### STATED GOAL
Drop the images; return everything else in the listing below exactly.

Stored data
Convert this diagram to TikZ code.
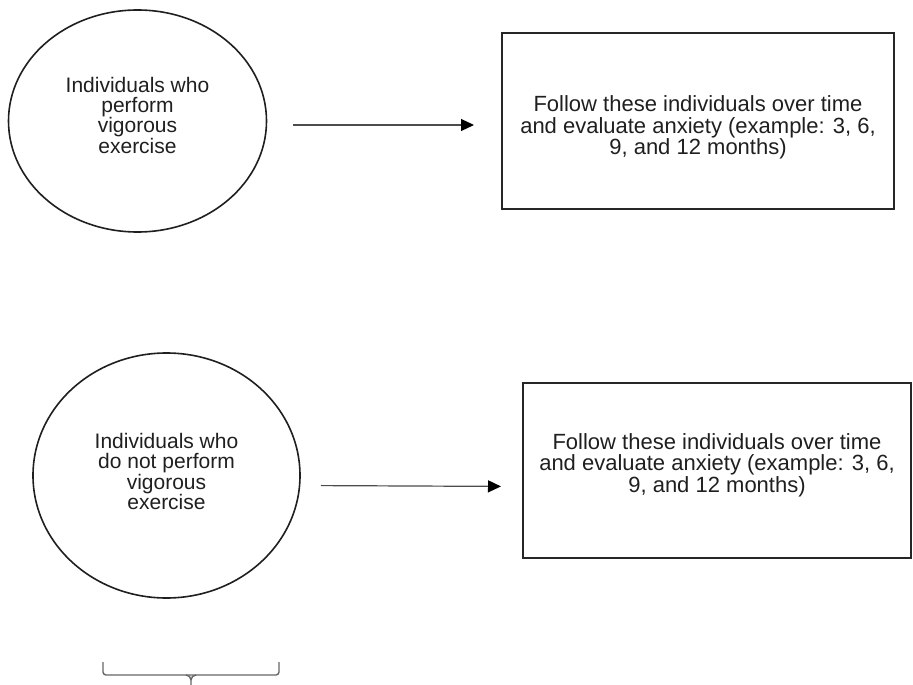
\documentclass[tikz,border=0pt]{standalone}
\usepackage{fontspec}
\setmainfont{Liberation Sans}
\usetikzlibrary{shapes.geometric,arrows.meta}
\begin{document}
\begin{tikzpicture}[x=1pt,y=-1pt,
  ovaltxt/.style={font=\fontsize{21pt}{20.5pt}\selectfont, text=black!88, align=center},
  boxtxt/.style={font=\fontsize{22pt}{21.7pt}\selectfont, text=black!88, align=center},
  oval/.style={ellipse, draw=black!88, line width=1.6pt, inner sep=0pt, ovaltxt},
  boxnode/.style={rectangle, draw=black!85, line width=2pt, inner sep=0pt, boxtxt},
  arr/.style={draw=black!70, line width=1.2pt, -{Triangle[length=13pt,width=12pt,color=black]}},
  bracket/.style={draw=black!60, line width=1.4pt}]
\useasboundingbox (0,0) rectangle (913,685);

\node[oval, minimum width=258pt, minimum height=222pt, font=\fontsize{21pt}{19.5pt}\selectfont] (e1) at (137.5,121)
  {Individuals who\\perform\\vigorous\\exercise\rule[-11pt]{0pt}{11pt}};
\node[boxnode, minimum width=392pt, minimum height=176pt] (b1) at (698,121)
  {\rule{0pt}{29pt}Follow these individuals over time\\and evaluate anxiety (example: 3, 6,\\9, and 12 months)};

\node[oval, minimum width=267pt, minimum height=245pt] (e2) at (166.5,475.5)
  {Individuals who\\do not perform\\vigorous\\exercise\rule[-8pt]{0pt}{8pt}};
\node[boxnode, minimum width=388pt, minimum height=175pt] (b2) at (717,470.5)
  {Follow these individuals over time\\and evaluate anxiety (example: 3, 6,\\9, and 12 months)\rule[-15pt]{0pt}{15pt}};

\draw[arr, shorten <=26pt, shorten >=27pt] ([yshift=-4pt]e1.east) -- ([yshift=-4pt]b1.west);
\draw[arr, shorten <=20pt, shorten >=21pt] ([yshift=-10pt]e2.east) -- ([yshift=-16pt]b2.west);

\coordinate (bl) at (103,662);
\coordinate (br) at (279,662);
\coordinate (bt) at (191,685);
\draw[bracket, rounded corners=3pt] (bl) |- (br |- 0,675) -- (br);
\draw[bracket] (186,675) to[out=0,in=90] (bt |- 0,680) -- (bt);
\draw[bracket] (196,675) to[out=180,in=90] (bt |- 0,680);
\end{tikzpicture}
\end{document}
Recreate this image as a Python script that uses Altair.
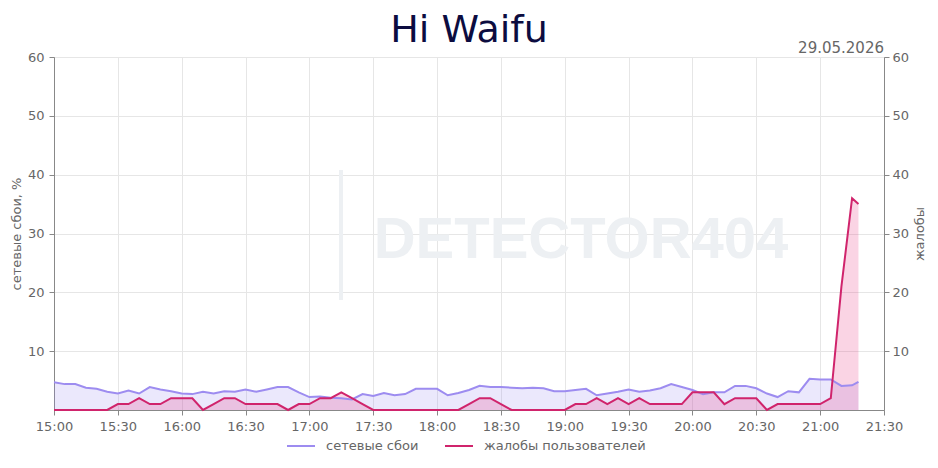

### RESULT FOR THIS EXERCISE
Convert this diagram to TikZ code.
\documentclass[tikz,border=0pt]{standalone}
\usepackage{fontspec}
\setmainfont{Liberation Sans}
\usetikzlibrary{shapes.geometric,arrows.meta}
\begin{document}
\begin{tikzpicture}[x=1pt,y=-1pt,
  ovaltxt/.style={font=\fontsize{21pt}{20.5pt}\selectfont, text=black!88, align=center},
  boxtxt/.style={font=\fontsize{22pt}{21.7pt}\selectfont, text=black!88, align=center},
  oval/.style={ellipse, draw=black!88, line width=1.6pt, inner sep=0pt, ovaltxt},
  boxnode/.style={rectangle, draw=black!85, line width=2pt, inner sep=0pt, boxtxt},
  arr/.style={draw=black!70, line width=1.2pt, -{Triangle[length=13pt,width=12pt,color=black]}},
  bracket/.style={draw=black!60, line width=1.4pt}]
\useasboundingbox (0,0) rectangle (913,685);

\node[oval, minimum width=258pt, minimum height=222pt, font=\fontsize{21pt}{19.5pt}\selectfont] (e1) at (137.5,121)
  {Individuals who\\perform\\vigorous\\exercise\rule[-11pt]{0pt}{11pt}};
\node[boxnode, minimum width=392pt, minimum height=176pt] (b1) at (698,121)
  {\rule{0pt}{29pt}Follow these individuals over time\\and evaluate anxiety (example: 3, 6,\\9, and 12 months)};

\node[oval, minimum width=267pt, minimum height=245pt] (e2) at (166.5,475.5)
  {Individuals who\\do not perform\\vigorous\\exercise\rule[-8pt]{0pt}{8pt}};
\node[boxnode, minimum width=388pt, minimum height=175pt] (b2) at (717,470.5)
  {Follow these individuals over time\\and evaluate anxiety (example: 3, 6,\\9, and 12 months)\rule[-15pt]{0pt}{15pt}};

\draw[arr, shorten <=26pt, shorten >=27pt] ([yshift=-4pt]e1.east) -- ([yshift=-4pt]b1.west);
\draw[arr, shorten <=20pt, shorten >=21pt] ([yshift=-10pt]e2.east) -- ([yshift=-16pt]b2.west);

\coordinate (bl) at (103,662);
\coordinate (br) at (279,662);
\coordinate (bt) at (191,685);
\draw[bracket, rounded corners=3pt] (bl) |- (br |- 0,675) -- (br);
\draw[bracket] (186,675) to[out=0,in=90] (bt |- 0,680) -- (bt);
\draw[bracket] (196,675) to[out=180,in=90] (bt |- 0,680);
\end{tikzpicture}
\end{document}
Recreate this image as a Python script that uses Altair.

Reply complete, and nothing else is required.